GS shares are down a little less than 10% over the past quarter. To get a sense of how off-track things are at the bank, its chief spokesman told Insider, which wrote a story about discontent in Goldman’s top ranks, that its “leadership team set a clear strategic direction for Goldman Sachs and it’s working — delivering a 10.2% return on equity in 2022.” That’s a bit of an unintentional own goal, given Goldman’s stated ROE target is 14% to 16%.
The idea for Goldman Sachs to jump into the consumer banking business – the very business that the bank had long prided itself on not offering – came out of a 2014 strategy session at then-COO Gary Cohn’s vacation home in the Hamptons. At the time, revenues were flat and trading profits had been reined in by post-crisis regulations. It seemed like the last place left in finance for the bank to try and make money was consumer banking. So Goldman’s elite sentimentality got pushed to the side in pursuit of the more deeply held value of financial success.

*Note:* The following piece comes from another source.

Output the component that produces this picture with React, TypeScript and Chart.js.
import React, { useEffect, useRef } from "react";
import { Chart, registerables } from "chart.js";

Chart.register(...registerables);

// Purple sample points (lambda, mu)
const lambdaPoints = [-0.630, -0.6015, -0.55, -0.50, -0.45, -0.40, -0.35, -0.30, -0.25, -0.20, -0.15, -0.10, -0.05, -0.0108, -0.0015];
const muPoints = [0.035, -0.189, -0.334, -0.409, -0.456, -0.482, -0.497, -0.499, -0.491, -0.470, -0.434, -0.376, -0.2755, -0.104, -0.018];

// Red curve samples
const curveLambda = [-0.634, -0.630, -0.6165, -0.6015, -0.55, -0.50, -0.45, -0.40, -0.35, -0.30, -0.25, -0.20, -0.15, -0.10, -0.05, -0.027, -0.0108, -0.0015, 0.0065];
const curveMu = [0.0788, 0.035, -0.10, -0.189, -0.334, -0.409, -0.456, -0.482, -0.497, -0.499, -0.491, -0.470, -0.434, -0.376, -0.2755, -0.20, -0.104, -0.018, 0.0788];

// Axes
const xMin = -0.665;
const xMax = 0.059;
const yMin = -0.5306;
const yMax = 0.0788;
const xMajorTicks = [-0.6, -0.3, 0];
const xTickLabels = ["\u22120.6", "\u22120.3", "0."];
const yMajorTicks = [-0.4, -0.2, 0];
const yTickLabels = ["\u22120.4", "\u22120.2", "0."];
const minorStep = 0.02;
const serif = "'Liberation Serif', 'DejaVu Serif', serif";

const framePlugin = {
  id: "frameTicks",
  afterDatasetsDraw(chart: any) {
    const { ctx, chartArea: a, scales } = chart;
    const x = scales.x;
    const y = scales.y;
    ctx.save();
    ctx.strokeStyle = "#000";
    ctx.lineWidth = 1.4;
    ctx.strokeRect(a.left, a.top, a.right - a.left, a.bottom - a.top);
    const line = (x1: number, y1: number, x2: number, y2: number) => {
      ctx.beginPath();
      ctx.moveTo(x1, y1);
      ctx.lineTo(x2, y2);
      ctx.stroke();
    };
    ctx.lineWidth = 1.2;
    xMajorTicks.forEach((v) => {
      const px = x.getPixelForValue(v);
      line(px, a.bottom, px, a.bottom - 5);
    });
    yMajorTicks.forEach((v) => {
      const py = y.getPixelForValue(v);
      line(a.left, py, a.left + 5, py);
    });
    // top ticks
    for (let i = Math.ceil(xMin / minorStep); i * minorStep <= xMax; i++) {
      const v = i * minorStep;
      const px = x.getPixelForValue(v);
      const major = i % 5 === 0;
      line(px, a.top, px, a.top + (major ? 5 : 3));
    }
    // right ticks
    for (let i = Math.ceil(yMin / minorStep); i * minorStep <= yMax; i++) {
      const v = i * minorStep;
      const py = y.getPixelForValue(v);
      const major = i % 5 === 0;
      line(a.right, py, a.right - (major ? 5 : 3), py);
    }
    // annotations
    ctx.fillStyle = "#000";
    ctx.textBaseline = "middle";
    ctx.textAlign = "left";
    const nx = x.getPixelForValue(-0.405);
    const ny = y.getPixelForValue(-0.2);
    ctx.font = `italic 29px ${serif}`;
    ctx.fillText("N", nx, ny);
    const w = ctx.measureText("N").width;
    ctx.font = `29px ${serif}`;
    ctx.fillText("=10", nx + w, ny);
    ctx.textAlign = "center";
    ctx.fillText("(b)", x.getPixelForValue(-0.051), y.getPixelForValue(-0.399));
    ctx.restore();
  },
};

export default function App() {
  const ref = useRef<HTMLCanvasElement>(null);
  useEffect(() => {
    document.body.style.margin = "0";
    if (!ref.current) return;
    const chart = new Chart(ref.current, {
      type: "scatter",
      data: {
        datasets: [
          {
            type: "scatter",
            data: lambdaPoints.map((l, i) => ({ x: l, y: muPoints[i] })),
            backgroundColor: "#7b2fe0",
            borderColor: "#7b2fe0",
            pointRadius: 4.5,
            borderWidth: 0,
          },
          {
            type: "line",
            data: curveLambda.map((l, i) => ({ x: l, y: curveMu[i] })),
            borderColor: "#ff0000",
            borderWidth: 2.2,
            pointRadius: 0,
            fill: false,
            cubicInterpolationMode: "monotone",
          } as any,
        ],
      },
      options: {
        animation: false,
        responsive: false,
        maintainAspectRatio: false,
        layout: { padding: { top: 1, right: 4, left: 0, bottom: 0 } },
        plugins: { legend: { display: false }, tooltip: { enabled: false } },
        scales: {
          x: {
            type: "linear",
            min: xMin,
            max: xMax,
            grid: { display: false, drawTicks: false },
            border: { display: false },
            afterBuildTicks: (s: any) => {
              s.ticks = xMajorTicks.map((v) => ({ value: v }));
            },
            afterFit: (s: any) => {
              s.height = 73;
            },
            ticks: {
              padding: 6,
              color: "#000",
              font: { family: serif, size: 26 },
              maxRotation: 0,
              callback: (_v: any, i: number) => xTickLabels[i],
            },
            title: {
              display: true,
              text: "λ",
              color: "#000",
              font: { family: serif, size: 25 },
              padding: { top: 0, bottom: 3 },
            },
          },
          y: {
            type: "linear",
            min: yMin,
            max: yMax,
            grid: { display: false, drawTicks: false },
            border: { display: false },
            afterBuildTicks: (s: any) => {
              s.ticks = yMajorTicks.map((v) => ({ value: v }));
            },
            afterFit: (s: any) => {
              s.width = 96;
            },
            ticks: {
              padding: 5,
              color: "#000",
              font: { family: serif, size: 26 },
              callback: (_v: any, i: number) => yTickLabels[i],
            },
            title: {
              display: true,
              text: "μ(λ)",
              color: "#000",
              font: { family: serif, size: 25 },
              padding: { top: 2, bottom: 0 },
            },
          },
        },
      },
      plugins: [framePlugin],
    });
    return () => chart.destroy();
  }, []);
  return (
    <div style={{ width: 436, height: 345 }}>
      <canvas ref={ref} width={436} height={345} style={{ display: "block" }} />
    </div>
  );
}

Now, things have very clearly turned. Goldman has lost more than $3 billion in its dive into consumer banking over the past 3 years. The bank laid off 3,800 employees in January and announced in October that it was restructuring itself, rolling investment banking and trading into one division, asset and wealth management into another (for now, Marcus is parked there), and its white label credit card business with companies like Apple into another.

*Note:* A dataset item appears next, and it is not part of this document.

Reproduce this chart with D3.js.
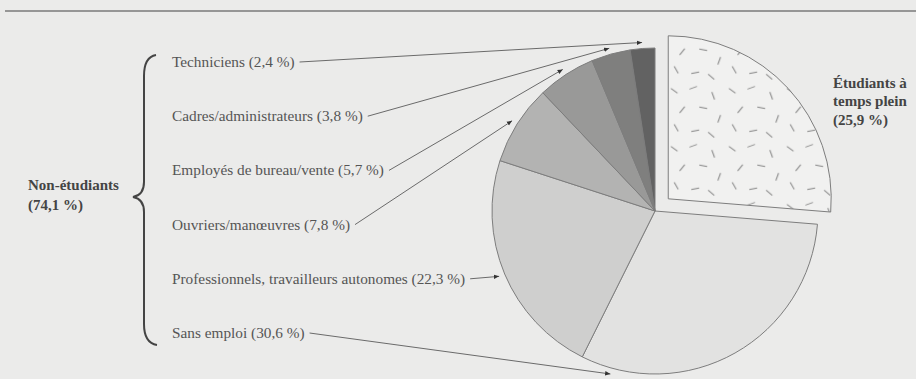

Think of the bank’s three new divisions as “core Goldman”, “boring Goldman” and “Goldman does what?”
Marcus seems pretty conspicuously out of place among private wealth and asset management. But that sort of seems to be the point. It doesn’t really fit in because it won’t be there for long.
All the way back in 2017, then-CEO Lloyd Blankfein called a few Marcus customers to thank them for taking out loans. It seems unlikely that David Solomon will be calling any Marcus customers this year.